::: STORED DATA :::

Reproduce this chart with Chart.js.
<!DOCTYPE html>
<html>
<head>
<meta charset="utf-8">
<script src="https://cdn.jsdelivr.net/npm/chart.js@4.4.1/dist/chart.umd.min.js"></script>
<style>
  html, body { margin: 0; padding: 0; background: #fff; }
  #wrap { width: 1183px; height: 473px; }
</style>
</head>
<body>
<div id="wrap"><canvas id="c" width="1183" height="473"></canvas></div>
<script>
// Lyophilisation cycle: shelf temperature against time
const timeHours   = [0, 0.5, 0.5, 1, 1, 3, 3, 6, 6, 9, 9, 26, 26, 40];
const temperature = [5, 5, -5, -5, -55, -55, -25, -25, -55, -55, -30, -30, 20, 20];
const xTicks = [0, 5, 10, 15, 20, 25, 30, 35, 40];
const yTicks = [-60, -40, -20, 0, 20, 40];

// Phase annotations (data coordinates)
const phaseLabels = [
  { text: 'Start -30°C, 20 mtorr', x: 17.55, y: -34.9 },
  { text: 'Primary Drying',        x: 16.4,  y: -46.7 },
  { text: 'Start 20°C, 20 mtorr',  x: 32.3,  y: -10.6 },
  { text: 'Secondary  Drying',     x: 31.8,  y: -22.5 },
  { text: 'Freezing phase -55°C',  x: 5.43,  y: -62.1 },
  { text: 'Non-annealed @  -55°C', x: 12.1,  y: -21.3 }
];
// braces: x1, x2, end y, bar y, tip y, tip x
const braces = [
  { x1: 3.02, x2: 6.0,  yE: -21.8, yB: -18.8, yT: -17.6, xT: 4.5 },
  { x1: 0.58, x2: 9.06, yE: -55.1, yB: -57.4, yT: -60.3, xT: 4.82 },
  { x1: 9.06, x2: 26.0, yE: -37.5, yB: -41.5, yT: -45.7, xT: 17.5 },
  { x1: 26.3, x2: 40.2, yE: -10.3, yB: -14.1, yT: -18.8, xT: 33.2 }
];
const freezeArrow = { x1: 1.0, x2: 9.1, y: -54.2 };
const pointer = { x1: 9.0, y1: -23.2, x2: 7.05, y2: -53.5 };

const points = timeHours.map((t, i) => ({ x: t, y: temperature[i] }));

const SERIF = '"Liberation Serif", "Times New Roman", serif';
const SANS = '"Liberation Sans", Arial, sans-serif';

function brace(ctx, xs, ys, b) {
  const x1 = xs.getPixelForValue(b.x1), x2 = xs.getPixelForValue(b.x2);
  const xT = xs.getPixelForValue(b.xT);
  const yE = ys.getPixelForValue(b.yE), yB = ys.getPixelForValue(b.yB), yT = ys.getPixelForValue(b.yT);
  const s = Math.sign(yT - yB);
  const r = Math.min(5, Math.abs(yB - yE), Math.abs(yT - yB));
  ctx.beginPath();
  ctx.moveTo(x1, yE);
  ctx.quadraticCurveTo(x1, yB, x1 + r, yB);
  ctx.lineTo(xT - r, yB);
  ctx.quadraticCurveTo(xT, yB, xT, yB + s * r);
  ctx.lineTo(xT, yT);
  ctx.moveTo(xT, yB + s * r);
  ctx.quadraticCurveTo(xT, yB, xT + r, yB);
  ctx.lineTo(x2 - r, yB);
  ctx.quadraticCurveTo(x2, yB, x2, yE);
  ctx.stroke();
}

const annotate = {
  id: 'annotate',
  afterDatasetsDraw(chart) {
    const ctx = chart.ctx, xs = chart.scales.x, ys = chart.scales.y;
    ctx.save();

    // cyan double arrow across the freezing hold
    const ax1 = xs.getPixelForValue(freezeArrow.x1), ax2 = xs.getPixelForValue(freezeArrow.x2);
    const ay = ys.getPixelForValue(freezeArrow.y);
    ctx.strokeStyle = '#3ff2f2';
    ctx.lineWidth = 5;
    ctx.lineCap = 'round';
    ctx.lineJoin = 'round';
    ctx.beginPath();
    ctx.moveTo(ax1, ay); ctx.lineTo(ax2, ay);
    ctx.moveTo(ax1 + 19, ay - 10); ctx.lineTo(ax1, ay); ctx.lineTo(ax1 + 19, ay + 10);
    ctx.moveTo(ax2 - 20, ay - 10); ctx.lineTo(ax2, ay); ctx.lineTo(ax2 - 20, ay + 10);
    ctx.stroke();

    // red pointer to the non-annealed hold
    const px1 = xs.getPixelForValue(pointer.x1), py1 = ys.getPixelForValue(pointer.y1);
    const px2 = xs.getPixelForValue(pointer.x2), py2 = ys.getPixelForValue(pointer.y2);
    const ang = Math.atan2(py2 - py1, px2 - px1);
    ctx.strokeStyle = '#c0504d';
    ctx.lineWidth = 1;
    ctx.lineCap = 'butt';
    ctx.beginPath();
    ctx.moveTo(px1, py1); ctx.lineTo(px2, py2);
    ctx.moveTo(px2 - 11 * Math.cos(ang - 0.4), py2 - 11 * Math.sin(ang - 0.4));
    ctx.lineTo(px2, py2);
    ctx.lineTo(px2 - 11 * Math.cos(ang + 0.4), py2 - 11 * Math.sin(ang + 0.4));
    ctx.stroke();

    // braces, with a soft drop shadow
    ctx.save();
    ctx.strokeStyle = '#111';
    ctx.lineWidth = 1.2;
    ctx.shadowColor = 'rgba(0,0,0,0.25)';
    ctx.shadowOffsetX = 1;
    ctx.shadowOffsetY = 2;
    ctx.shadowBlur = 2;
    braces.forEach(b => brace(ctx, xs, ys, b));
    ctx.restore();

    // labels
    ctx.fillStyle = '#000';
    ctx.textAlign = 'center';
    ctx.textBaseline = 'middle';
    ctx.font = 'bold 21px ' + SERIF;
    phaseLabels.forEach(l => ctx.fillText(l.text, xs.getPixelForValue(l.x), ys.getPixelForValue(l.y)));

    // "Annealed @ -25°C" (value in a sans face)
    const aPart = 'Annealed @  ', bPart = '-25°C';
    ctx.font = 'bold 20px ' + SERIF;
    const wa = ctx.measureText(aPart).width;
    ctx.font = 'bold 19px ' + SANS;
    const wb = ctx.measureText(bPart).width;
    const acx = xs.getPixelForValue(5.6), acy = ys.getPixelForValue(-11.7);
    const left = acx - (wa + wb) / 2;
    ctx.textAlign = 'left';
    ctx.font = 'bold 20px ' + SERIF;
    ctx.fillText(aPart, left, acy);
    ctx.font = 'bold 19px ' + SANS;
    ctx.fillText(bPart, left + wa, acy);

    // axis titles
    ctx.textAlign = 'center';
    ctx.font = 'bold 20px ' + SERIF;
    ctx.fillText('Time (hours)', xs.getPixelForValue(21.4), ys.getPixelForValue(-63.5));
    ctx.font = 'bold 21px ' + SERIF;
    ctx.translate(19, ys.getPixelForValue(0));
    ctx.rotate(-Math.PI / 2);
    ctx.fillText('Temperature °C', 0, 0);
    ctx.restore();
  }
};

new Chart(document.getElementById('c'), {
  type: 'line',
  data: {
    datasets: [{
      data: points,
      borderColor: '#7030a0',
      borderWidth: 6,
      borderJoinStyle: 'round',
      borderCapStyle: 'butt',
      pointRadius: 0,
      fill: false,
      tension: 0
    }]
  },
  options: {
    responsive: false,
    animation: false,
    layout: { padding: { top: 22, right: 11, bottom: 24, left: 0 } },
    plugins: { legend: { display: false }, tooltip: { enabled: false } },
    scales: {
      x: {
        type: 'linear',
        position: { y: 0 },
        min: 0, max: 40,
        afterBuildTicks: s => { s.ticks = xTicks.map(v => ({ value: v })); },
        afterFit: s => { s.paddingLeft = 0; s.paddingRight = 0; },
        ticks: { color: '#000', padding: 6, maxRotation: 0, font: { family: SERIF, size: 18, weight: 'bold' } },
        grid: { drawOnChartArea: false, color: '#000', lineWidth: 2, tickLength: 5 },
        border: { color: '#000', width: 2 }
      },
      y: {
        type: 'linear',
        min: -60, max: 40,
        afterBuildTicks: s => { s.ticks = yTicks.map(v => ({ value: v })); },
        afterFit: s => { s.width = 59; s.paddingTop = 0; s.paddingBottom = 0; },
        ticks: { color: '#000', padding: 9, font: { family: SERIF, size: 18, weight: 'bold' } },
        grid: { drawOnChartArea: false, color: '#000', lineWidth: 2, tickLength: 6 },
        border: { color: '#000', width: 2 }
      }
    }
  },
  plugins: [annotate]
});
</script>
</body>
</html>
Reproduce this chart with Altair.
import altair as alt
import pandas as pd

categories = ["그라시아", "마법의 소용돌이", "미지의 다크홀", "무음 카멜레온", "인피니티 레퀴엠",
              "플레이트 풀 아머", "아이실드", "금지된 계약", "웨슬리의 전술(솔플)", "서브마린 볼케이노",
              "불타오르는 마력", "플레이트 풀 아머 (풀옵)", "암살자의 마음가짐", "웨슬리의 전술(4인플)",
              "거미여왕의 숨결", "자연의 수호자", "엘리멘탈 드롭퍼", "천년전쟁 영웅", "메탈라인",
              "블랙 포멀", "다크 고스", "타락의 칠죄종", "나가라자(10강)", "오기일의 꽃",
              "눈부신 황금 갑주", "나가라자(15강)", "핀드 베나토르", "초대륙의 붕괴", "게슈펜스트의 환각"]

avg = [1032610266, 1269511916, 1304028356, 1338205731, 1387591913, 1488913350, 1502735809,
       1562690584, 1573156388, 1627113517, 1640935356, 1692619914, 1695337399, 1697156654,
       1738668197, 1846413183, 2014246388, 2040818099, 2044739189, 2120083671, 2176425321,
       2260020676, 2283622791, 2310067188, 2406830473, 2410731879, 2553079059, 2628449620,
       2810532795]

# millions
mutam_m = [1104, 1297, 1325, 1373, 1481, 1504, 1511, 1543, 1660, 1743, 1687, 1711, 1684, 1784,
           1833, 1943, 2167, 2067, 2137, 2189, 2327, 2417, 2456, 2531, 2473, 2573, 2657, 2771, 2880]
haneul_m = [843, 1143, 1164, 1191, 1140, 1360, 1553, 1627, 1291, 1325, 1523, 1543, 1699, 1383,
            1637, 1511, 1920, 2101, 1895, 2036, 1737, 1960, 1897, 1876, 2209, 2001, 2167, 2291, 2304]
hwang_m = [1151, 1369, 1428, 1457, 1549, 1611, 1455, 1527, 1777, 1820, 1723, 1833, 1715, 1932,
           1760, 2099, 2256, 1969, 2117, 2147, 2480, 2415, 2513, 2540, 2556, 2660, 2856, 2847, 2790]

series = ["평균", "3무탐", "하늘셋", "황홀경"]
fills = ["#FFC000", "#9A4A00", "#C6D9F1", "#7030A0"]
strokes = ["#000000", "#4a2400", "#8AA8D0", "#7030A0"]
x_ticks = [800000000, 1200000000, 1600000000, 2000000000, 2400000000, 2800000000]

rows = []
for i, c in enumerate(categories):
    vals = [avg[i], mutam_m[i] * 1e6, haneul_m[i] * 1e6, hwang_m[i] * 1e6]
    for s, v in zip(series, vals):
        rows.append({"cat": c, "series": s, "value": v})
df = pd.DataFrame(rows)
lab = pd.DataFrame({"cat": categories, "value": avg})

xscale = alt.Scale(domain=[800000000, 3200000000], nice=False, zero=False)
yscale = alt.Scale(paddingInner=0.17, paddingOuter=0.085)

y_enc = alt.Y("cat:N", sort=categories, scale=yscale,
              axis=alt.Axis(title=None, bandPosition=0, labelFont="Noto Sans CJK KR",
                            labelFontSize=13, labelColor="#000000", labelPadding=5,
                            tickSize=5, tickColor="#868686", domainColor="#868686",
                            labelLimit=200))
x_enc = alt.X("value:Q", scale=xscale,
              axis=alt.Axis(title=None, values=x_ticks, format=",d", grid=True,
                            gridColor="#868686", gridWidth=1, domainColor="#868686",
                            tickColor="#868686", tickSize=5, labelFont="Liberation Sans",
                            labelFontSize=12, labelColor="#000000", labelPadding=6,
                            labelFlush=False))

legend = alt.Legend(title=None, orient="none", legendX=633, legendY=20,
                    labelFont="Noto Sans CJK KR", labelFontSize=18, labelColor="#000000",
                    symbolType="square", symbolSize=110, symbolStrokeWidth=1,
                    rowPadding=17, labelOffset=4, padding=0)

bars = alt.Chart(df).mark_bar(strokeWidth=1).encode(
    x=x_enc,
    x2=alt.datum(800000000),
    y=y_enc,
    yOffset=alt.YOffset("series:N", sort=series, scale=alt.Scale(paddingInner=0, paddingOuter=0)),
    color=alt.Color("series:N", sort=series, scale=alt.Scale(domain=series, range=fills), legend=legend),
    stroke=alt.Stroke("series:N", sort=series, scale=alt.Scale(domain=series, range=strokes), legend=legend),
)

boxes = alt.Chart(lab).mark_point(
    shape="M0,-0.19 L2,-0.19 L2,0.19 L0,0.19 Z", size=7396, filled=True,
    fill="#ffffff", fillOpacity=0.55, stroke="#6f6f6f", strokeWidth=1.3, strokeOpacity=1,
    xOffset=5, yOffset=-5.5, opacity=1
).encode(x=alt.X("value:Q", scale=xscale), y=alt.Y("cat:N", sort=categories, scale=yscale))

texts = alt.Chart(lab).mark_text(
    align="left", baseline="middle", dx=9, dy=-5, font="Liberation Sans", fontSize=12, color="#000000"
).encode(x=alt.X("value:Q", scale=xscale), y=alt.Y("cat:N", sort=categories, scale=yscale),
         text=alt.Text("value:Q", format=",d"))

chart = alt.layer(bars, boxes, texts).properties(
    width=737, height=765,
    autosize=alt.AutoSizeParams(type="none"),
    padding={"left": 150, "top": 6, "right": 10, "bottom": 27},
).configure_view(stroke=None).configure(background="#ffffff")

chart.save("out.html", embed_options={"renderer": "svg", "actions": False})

:::

> **WHAT YOU HAVE TO DO**
Start with the line that contains "Reproduce this chart with Altair." and end with the line that contains "2000000000, 2400000000, 2800000000]"; give those lines again exactly, and no others.

> **SOLVED PROBLEM**
Reproduce this chart with Altair.
import altair as alt
import pandas as pd

categories = ["그라시아", "마법의 소용돌이", "미지의 다크홀", "무음 카멜레온", "인피니티 레퀴엠",
              "플레이트 풀 아머", "아이실드", "금지된 계약", "웨슬리의 전술(솔플)", "서브마린 볼케이노",
              "불타오르는 마력", "플레이트 풀 아머 (풀옵)", "암살자의 마음가짐", "웨슬리의 전술(4인플)",
              "거미여왕의 숨결", "자연의 수호자", "엘리멘탈 드롭퍼", "천년전쟁 영웅", "메탈라인",
              "블랙 포멀", "다크 고스", "타락의 칠죄종", "나가라자(10강)", "오기일의 꽃",
              "눈부신 황금 갑주", "나가라자(15강)", "핀드 베나토르", "초대륙의 붕괴", "게슈펜스트의 환각"]

avg = [1032610266, 1269511916, 1304028356, 1338205731, 1387591913, 1488913350, 1502735809,
       1562690584, 1573156388, 1627113517, 1640935356, 1692619914, 1695337399, 1697156654,
       1738668197, 1846413183, 2014246388, 2040818099, 2044739189, 2120083671, 2176425321,
       2260020676, 2283622791, 2310067188, 2406830473, 2410731879, 2553079059, 2628449620,
       2810532795]

# millions
mutam_m = [1104, 1297, 1325, 1373, 1481, 1504, 1511, 1543, 1660, 1743, 1687, 1711, 1684, 1784,
           1833, 1943, 2167, 2067, 2137, 2189, 2327, 2417, 2456, 2531, 2473, 2573, 2657, 2771, 2880]
haneul_m = [843, 1143, 1164, 1191, 1140, 1360, 1553, 1627, 1291, 1325, 1523, 1543, 1699, 1383,
            1637, 1511, 1920, 2101, 1895, 2036, 1737, 1960, 1897, 1876, 2209, 2001, 2167, 2291, 2304]
hwang_m = [1151, 1369, 1428, 1457, 1549, 1611, 1455, 1527, 1777, 1820, 1723, 1833, 1715, 1932,
           1760, 2099, 2256, 1969, 2117, 2147, 2480, 2415, 2513, 2540, 2556, 2660, 2856, 2847, 2790]

series = ["평균", "3무탐", "하늘셋", "황홀경"]
fills = ["#FFC000", "#9A4A00", "#C6D9F1", "#7030A0"]
strokes = ["#000000", "#4a2400", "#8AA8D0", "#7030A0"]
x_ticks = [800000000, 1200000000, 1600000000, 2000000000, 2400000000, 2800000000]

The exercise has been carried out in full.